È un gran casino. Perché ogni arbitro fa a modo suo e ogni allenatore o dirigente interpreta a modo suo, ma il vero caos è garantito dal pensiero che il Var sia la soluzione di ogni problema e come tale venga invocato da tutti, nell’illusione che sia uno strumento oggettivo. E non lo è, non lo sarà mai, perché il regolamento del calcio non è quello del tennis, dove la palla può essere fuori o dentro, ma è pieno di quelle sfumature e di pieghe nelle quali inciampa in continuazione l’uniformità di giudizio, il miraggio che tutti inseguiamo. Perché il problema è capirsi: se un certo tipo di contatto è rigore, deve esserlo sempre, per esempio, e via così con ammonizioni, espulsioni, falli. Purtroppo non è così. E lo stesso utilizzo del Var non è uniforme, perché si va da arbitri che praticamente fanno arbitrare i colleghi davanti alla tv, fino a quelli (sempre più rari) che fanno tutto di testa loro. Inoltre, per la sfortuna di Gianluca Rocchi (che è una persona seria e fa quello che può) la qualità media si è parecchio abbassata.
Quanti errori tra arbitri e Var!
E così nell’ultima giornata c’è una sfilza di questioni che avvelenano il clima.

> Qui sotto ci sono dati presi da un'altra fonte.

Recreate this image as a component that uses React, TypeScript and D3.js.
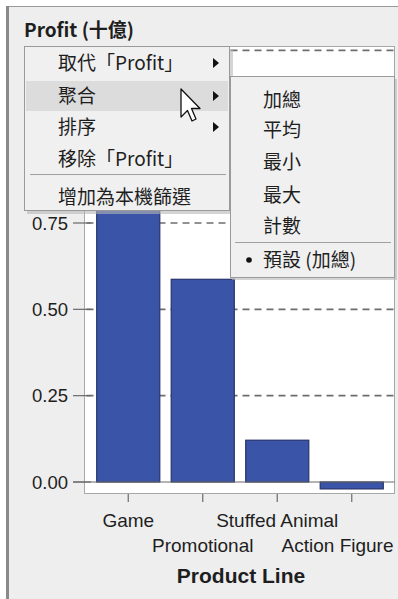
import React from "react";
import * as d3 from "d3";

const categories = ["Game", "Promotional", "Stuffed Animal", "Action Figure"];
const profitValues = [1.18, 0.587, 0.121, -0.02];
const yTicks = [0, 0.25, 0.5, 0.75, 1.0, 1.25];
const yTickLabels = ["0.00", "0.25", "0.50", "0.75"];
const menuItems = ["取代「Profit」", "聚合", "排序", "移除「Profit」"];
const menuArrows = [true, true, true, false];
const menuExtra = "增加為本機篩選";
const subItems = ["加總", "平均", "最小", "最大", "計數"];
const subDefault = "預設 (加總)";
const title = "Profit (十億)";
const xTitle = "Product Line";

const W = 398;
const H = 599;

export default function App() {
  const plot = { left: 84.5, right: 394.5, top: 46.5, bottom: 493.5 };
  const y = d3.scaleLinear().domain([0, 0.75]).range([482, 223]);
  const x = d3
    .scaleBand<string>()
    .domain(categories)
    .range([91, 389])
    .paddingInner(0.14)
    .paddingOuter(0.07);

  const latin = "'Liberation Sans', Arial, sans-serif";
  const cjk = "'Noto Sans CJK TC', 'Liberation Sans', sans-serif";
  const textCol = "#1e1e1e";

  const menuRowsY = [63, 96, 127, 159];
  const subRowsY = [100, 130, 162, 195, 226];

  return (
    <svg
      width={W}
      height={H}
      style={{ position: "absolute", left: 0, top: 0 }}
      xmlns="http://www.w3.org/2000/svg"
    >
      <rect x={0} y={0} width={W} height={H} fill="#ffffff" />
      <rect x={7} y={6} width={W - 7} height={H - 6} fill="#eeeeee" />
      <line x1={7} x2={W} y1={6.5} y2={6.5} stroke="#9a9a9a" strokeWidth={1} />
      <rect x={6} y={6} width={3} height={H - 6} fill="#8a8a8a" />

      {/* title */}
      <text x={24} y={37} fontFamily={cjk} fontWeight="bold" fontSize={19} fill={textCol}>
        {title}
      </text>

      {/* plot area */}
      <rect
        x={plot.left}
        y={plot.top}
        width={plot.right - plot.left}
        height={plot.bottom - plot.top}
        fill="#ffffff"
        stroke="#a8a8a8"
        strokeWidth={1}
      />

      {/* gridlines */}
      {yTicks
        .filter((t) => t > 0)
        .map((t) => (
          <line
            key={"g" + t}
            x1={plot.left + 2}
            x2={plot.right - 1}
            y1={y(t)}
            y2={y(t)}
            stroke="#6e6e6e"
            strokeWidth={1.6}
            strokeDasharray="7,5"
          />
        ))}

      {/* bars */}
      {categories.map((c, i) => {
        const v = profitValues[i];
        const y0 = y(0);
        const y1 = y(v);
        return (
          <rect
            key={c}
            x={(x(c) as number) + 0.5}
            y={Math.min(y0, y1)}
            width={x.bandwidth() - 1}
            height={Math.abs(y1 - y0)}
            fill="#3a55a7"
            stroke="#27336a"
            strokeWidth={1.2}
          />
        );
      })}

      {/* zero line */}
      <line x1={73} x2={plot.right} y1={y(0)} y2={y(0)} stroke="#6a6a6a" strokeWidth={1.2} />

      {/* y ticks */}
      {yTicks.map((t, i) => (
        <g key={"t" + t}>
          <line x1={73} x2={91} y1={y(t)} y2={y(t)} stroke="#6a6a6a" strokeWidth={1.2} />
          {yTickLabels[i] && (
            <text
              x={68}
              y={y(t) + 6.5}
              textAnchor="end"
              fontFamily={latin}
              fontSize={18.5}
              fill={textCol}
            >
              {yTickLabels[i]}
            </text>
          )}
        </g>
      ))}

      {/* x ticks and labels */}
      {categories.map((c, i) => {
        const cx = (x(c) as number) + x.bandwidth() / 2;
        const last = i === categories.length - 1;
        return (
          <g key={"x" + c}>
            <line x1={cx} x2={cx} y1={494} y2={502} stroke="#6a6a6a" strokeWidth={1.2} />
            <text
              x={last ? plot.right - 1 : cx}
              y={i % 2 === 0 ? 527 : 552}
              textAnchor={last ? "end" : "middle"}
              fontFamily={latin}
              fontSize={19}
              fill={textCol}
            >
              {c}
            </text>
          </g>
        );
      })}
      <text x={241} y={583} textAnchor="middle" fontFamily={latin} fontWeight="bold" fontSize={21} fill={textCol}>
        {xTitle}
      </text>

      {/* context menu */}
      <rect x={27} y={49} width={206} height={165} fill="#b8b8b8" opacity={0.6} />
      <rect x={24.5} y={46.5} width={205} height={164} fill="#f0f0f0" stroke="#9a9a9a" strokeWidth={1} />
      <rect x={26} y={81} width={202} height={30} fill="#dcdcdc" />
      {menuItems.map((m, i) => (
        <g key={"m" + i}>
          <text x={58} y={menuRowsY[i] + 7} fontFamily={cjk} fontSize={19} fill={textCol}>
            {m}
          </text>
          {menuArrows[i] && (
            <path
              d={`M${213},${menuRowsY[i] - 5} L${219},${menuRowsY[i]} L${213},${menuRowsY[i] + 5} Z`}
              fill="#111"
            />
          )}
        </g>
      ))}
      <line x1={30} x2={226} y1={174.5} y2={174.5} stroke="#a0a0a0" strokeWidth={1} />
      <text x={58} y={197 + 7} fontFamily={cjk} fontSize={19} fill={textCol}>
        {menuExtra}
      </text>

      {/* submenu */}
      <rect x={232} y={79} width={165} height={201} fill="#b8b8b8" opacity={0.6} />
      <rect x={230.5} y={76.5} width={164} height={201} fill="#f0f0f0" stroke="#9a9a9a" strokeWidth={1} />
      {subItems.map((s, i) => (
        <text key={"s" + i} x={263} y={subRowsY[i] + 7} fontFamily={cjk} fontSize={19} fill={textCol}>
          {s}
        </text>
      ))}
      <line x1={235} x2={391} y1={242.5} y2={242.5} stroke="#a0a0a0" strokeWidth={1} />
      <circle cx={249} cy={260} r={2.8} fill="#111" />
      <text x={263} y={260 + 7} fontFamily={cjk} fontSize={19} fill={textCol}>
        {subDefault}
      </text>

      {/* mouse cursor */}
      <path
        d="M181,89 L181,117 L187.5,110.5 L192,121 L196,119 L191.5,108.5 L200,108.5 Z"
        fill="#ffffff"
        stroke="#111"
        strokeWidth={1.3}
        strokeLinejoin="round"
      />
    </svg>
  );
}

L’espulsione esagerata di Reijnders, il gol annullato per due centimetri all’Udinese, le proteste della Lazio per il presunto “pugno” di Douglas Luiz, il “rigorino” del Napoli, la mancata espulsione di Cristante e la punizione invertita (e poi diventata gol) per il Cagliari contro il Torino che rappresenta l’unico errore oggettivo. Sul resto si discute. Spesso, però, a sproposito, perché non bastassero gli arbitri modesti, ci sono i dirigenti che la buttano in cacciare.